RS – is it the same one that was on at the Lowry recently? If thats the one, it made me feel very old. Nothing like seeing your youth on the walls of a gallery, with the word ‘retrospective’ attached, to make you feel like a proper old giffer. If you look at that Sankeys poster, its 20 years old!!!! 😯 Pass the Werthers Originals will you old chap
I also once spent an afternoon in the art museum in Amsterdam totally fascinated by the miniatures on display – I couldn’t link to any because you simply have so see them to appreciate them.
MC Escher’s stuff – trying to follow the visual logic sends you round in circles and you end up just staring at it
also, this. There was a video version of it in the Tate Modern – spurious but utterly compelling links which ‘show’ that Morrissey predicted the death of Diana.

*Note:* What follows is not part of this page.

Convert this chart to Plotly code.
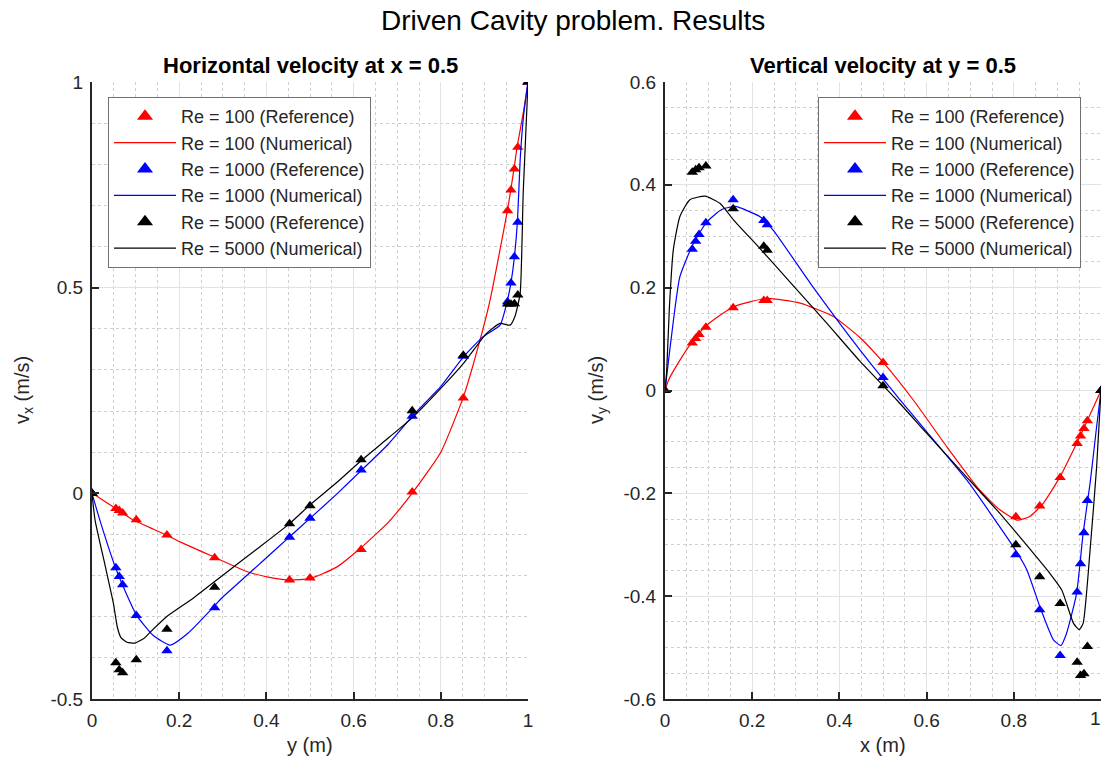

On the one hand it’s utterly mad and shows how strange conspiracy theorists are, on the other, the sheer amount of detailed research they delivered to put it together deserves respect…
August 31, 1978:
19 year-old Steven Morrissey first meets guitarist Johnny Marr,
the one who will launch Morrissey’s career several years later
by aggressively enlisting him to co-found a band: The Smiths.
August 31, 1997:
19 years to-the-day since Morrissey met guitarist Johnny Marr,
Princess Diana is killed under circumstances foreshadowed
in Morrissey’s work, beginning with an album by The Smiths.
Saw this in Venice last month, many times as we stayed nearby, and loved it. Looked incredibly different depending on the time of day, at night it was lit up which unfortunately isn’t pictured on the link.
RM.
Nice to see other Rothko fans on here, I particularly like the two that have been posted up, rather more than the Red And Black ones in Tate Modern.
I was able to get to the big Hockney exhibition at the RA, absolutely amazing, and his continual investigation and use of technology to create new works is inspiring; paintings done on an iPad printed off around 9′ tall!
I also saw an exhibition of this gentleman’s work a while back, and I loved this one, there’s such a wistful air about it:
I’ve been trying to find a pic of his best known work, Nighthawks At The Diner but all the ones I can find have been messed with.
This bloke knows his way around a block of wood, you have to see an original to grasp just how fine the detail is:
I dunno why but Igor Mitoraj’s work really appeals to me.
This piece was at the Yorkshire Sculpture Park for years but it seems to have been moved recently.
I saw an exhibition in a Plaza Maria Pita in A Coruña a few years ago on holiday and it was stunning. To be able to walk in and around the pieces day and night was fab.
The image below reminds me of a lot of the big hitters on here
Love most Pre-Raphaelite art… So much great art still to see – and to discover, it would seem!
There’s a CR Nevinson or two in the Southampton art gallery which are worth a look if you like Vorticists and are down that way – also a great John Martyn: Sadak In Search Of The Waters Of Oblivion.
Sandham Memorial Chapel near Newbury is also very thought-provoking.